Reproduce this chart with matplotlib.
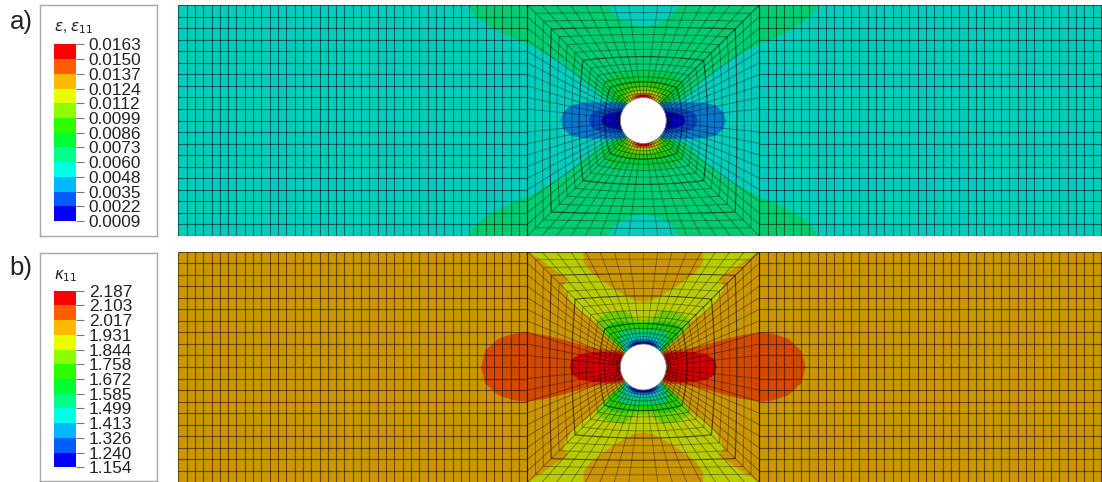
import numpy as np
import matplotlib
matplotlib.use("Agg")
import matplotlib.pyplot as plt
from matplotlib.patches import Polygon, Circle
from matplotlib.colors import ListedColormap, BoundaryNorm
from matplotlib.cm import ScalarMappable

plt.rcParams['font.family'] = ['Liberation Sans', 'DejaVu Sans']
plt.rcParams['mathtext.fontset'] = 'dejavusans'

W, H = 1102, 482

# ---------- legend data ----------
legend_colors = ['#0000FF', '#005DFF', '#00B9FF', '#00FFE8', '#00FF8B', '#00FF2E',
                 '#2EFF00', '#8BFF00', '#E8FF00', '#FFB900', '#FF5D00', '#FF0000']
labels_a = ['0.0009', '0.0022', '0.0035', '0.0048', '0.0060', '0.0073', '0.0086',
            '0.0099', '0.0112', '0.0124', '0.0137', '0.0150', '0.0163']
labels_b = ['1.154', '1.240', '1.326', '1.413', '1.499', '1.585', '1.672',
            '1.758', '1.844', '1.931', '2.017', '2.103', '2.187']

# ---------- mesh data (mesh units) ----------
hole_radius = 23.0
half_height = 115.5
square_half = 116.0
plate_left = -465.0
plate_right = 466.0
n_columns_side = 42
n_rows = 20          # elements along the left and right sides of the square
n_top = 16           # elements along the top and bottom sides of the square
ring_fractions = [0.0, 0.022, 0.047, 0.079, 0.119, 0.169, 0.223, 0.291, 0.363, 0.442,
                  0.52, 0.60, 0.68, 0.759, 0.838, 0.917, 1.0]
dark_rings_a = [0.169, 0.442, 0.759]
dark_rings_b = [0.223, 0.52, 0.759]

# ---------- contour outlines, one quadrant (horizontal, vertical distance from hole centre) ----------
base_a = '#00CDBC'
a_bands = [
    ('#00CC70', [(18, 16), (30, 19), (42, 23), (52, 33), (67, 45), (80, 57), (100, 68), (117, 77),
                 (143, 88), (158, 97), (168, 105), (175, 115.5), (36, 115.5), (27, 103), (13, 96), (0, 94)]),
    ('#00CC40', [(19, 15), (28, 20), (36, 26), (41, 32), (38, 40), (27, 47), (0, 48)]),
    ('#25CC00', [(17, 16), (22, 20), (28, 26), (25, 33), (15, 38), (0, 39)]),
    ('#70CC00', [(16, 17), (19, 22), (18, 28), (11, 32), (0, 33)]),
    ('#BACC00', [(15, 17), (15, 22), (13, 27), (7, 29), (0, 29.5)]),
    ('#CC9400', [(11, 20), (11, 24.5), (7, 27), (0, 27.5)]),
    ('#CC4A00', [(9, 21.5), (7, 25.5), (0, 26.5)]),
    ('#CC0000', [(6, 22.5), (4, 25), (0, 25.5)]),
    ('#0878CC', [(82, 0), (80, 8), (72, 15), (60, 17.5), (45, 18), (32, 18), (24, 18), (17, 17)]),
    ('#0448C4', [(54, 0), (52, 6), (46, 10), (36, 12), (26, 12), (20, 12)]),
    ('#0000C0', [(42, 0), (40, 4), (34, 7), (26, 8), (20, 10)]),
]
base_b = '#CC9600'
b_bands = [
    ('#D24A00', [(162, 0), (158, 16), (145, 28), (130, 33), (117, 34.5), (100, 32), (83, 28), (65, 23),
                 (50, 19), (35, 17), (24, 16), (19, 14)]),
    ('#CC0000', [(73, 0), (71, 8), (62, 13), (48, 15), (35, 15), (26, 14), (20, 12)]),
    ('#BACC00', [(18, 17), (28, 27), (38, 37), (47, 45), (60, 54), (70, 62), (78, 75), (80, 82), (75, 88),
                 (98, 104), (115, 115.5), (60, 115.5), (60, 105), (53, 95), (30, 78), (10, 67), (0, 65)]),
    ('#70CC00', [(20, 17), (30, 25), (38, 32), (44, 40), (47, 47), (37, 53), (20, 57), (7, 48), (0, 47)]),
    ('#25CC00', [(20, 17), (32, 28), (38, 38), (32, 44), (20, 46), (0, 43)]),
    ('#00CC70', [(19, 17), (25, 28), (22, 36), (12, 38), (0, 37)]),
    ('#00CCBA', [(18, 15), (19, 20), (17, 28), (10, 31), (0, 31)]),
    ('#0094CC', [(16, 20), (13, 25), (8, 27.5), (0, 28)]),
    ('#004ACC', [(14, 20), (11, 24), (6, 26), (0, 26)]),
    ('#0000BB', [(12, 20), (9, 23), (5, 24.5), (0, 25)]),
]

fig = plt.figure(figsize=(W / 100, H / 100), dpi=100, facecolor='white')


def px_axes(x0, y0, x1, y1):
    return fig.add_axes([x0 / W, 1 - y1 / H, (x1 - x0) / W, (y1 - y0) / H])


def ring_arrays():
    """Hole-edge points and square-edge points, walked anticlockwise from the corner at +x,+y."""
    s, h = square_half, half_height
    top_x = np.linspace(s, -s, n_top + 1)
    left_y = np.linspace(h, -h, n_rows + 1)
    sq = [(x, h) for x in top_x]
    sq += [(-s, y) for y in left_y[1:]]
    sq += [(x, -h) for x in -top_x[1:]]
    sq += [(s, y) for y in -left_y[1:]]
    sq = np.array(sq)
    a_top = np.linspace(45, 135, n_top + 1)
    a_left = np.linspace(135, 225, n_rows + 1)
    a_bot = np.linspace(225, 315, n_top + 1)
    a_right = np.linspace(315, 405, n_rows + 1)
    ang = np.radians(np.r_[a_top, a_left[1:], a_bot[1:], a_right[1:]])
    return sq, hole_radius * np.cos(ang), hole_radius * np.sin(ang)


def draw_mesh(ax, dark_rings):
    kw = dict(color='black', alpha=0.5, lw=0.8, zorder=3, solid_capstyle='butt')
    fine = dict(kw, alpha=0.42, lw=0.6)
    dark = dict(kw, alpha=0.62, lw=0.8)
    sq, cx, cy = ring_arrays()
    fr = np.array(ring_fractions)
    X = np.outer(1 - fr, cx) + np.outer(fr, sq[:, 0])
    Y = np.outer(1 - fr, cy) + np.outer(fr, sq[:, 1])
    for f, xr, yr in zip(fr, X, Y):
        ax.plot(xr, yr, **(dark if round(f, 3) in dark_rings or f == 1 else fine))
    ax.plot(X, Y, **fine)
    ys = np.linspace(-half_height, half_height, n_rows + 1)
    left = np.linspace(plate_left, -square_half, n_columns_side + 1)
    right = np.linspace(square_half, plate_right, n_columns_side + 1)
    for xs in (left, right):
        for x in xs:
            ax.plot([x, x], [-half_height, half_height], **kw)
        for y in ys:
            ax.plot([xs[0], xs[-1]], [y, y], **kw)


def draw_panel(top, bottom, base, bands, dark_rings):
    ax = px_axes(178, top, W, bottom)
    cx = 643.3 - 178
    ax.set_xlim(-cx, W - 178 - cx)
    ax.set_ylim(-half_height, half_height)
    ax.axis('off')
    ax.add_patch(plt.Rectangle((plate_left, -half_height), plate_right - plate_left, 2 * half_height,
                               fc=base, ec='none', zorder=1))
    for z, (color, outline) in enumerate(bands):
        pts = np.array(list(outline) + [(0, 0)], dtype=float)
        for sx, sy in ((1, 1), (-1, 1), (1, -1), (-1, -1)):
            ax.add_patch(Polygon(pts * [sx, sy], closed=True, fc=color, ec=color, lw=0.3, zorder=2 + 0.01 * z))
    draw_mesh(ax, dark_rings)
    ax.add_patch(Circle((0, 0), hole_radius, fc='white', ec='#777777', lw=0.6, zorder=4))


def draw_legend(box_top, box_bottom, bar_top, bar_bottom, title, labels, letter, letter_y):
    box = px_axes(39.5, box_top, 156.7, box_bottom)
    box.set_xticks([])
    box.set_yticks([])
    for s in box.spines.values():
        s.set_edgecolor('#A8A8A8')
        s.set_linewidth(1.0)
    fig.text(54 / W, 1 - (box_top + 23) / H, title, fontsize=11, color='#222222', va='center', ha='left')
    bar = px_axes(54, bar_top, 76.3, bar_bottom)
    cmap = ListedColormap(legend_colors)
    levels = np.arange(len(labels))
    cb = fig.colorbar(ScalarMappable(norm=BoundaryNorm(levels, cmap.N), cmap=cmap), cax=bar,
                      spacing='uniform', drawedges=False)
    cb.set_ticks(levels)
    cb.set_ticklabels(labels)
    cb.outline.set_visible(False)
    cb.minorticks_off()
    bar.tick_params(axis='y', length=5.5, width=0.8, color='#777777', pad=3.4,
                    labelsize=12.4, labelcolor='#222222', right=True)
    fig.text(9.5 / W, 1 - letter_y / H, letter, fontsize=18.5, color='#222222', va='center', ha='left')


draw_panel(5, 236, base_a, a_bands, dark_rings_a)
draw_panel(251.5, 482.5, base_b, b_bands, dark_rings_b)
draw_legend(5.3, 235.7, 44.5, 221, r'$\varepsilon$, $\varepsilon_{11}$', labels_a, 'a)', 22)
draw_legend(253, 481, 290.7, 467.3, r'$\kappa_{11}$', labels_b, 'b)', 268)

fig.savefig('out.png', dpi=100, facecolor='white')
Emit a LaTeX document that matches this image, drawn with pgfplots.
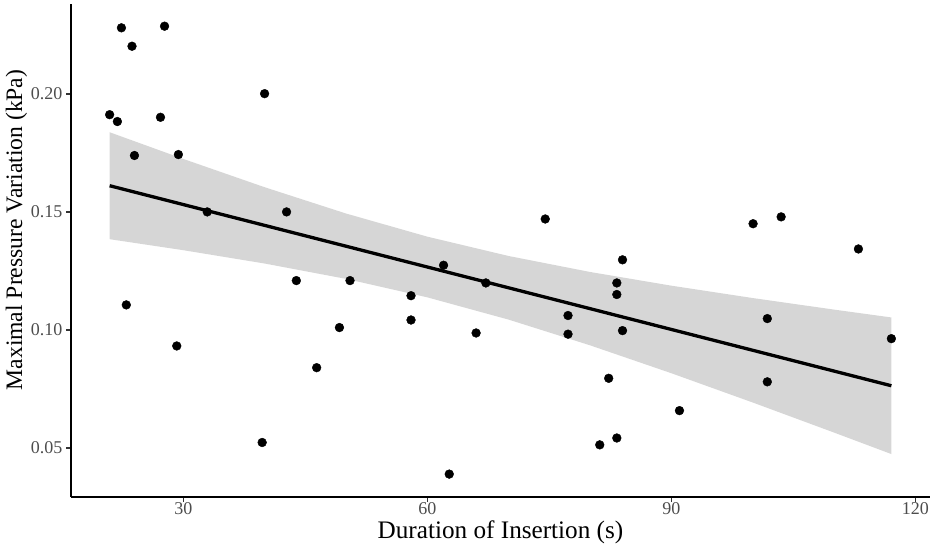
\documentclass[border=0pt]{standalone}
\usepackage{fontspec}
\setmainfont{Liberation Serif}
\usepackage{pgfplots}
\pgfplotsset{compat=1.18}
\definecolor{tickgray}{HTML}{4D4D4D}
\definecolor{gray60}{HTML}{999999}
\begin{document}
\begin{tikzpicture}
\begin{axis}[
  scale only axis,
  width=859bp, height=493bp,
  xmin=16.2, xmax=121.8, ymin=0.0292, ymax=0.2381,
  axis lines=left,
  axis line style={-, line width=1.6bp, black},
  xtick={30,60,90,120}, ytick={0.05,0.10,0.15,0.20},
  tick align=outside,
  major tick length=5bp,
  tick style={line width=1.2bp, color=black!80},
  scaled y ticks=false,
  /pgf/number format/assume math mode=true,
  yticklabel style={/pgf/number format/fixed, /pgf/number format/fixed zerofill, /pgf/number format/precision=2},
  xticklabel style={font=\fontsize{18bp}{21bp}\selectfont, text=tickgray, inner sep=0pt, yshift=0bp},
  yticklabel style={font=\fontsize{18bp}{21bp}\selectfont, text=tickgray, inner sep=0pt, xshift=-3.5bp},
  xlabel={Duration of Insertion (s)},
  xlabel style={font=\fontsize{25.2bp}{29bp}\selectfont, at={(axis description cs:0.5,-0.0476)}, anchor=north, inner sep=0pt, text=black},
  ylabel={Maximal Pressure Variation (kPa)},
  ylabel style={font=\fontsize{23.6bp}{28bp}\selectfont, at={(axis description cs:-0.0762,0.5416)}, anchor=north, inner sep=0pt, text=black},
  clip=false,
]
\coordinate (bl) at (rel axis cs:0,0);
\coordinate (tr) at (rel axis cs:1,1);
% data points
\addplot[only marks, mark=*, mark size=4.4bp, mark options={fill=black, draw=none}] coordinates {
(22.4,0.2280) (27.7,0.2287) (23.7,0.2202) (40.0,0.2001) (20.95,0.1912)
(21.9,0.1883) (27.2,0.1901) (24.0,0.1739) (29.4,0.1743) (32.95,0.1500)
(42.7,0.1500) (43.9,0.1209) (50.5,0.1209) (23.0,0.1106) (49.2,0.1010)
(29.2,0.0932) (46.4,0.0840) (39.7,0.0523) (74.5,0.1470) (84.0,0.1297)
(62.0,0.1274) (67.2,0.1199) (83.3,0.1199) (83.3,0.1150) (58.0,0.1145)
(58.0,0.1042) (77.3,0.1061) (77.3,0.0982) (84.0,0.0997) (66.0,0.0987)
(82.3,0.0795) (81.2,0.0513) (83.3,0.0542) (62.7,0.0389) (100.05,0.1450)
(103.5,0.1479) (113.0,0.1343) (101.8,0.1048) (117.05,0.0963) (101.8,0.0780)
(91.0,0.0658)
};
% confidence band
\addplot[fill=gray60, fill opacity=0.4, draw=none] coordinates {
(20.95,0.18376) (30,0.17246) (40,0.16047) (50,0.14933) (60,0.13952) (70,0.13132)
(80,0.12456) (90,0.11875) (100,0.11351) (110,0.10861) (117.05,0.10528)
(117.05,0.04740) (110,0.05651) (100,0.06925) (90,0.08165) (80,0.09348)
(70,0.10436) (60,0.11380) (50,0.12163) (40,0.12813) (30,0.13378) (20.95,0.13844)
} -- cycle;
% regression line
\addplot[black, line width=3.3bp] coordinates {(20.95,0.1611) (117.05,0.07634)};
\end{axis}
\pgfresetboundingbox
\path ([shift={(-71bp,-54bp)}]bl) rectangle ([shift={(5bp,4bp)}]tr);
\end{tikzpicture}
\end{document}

━━━━━━

Copy the records above from the first line through the line containing "dark_rings_b = [0.223, 0.52, 0.759]", both included, and leave out any pictures.

Final result:
Reproduce this chart with matplotlib.
import numpy as np
import matplotlib
matplotlib.use("Agg")
import matplotlib.pyplot as plt
from matplotlib.patches import Polygon, Circle
from matplotlib.colors import ListedColormap, BoundaryNorm
from matplotlib.cm import ScalarMappable

plt.rcParams['font.family'] = ['Liberation Sans', 'DejaVu Sans']
plt.rcParams['mathtext.fontset'] = 'dejavusans'

W, H = 1102, 482

# ---------- legend data ----------
legend_colors = ['#0000FF', '#005DFF', '#00B9FF', '#00FFE8', '#00FF8B', '#00FF2E',
                 '#2EFF00', '#8BFF00', '#E8FF00', '#FFB900', '#FF5D00', '#FF0000']
labels_a = ['0.0009', '0.0022', '0.0035', '0.0048', '0.0060', '0.0073', '0.0086',
            '0.0099', '0.0112', '0.0124', '0.0137', '0.0150', '0.0163']
labels_b = ['1.154', '1.240', '1.326', '1.413', '1.499', '1.585', '1.672',
            '1.758', '1.844', '1.931', '2.017', '2.103', '2.187']

# ---------- mesh data (mesh units) ----------
hole_radius = 23.0
half_height = 115.5
square_half = 116.0
plate_left = -465.0
plate_right = 466.0
n_columns_side = 42
n_rows = 20          # elements along the left and right sides of the square
n_top = 16           # elements along the top and bottom sides of the square
ring_fractions = [0.0, 0.022, 0.047, 0.079, 0.119, 0.169, 0.223, 0.291, 0.363, 0.442,
                  0.52, 0.60, 0.68, 0.759, 0.838, 0.917, 1.0]
dark_rings_a = [0.169, 0.442, 0.759]
dark_rings_b = [0.223, 0.52, 0.759]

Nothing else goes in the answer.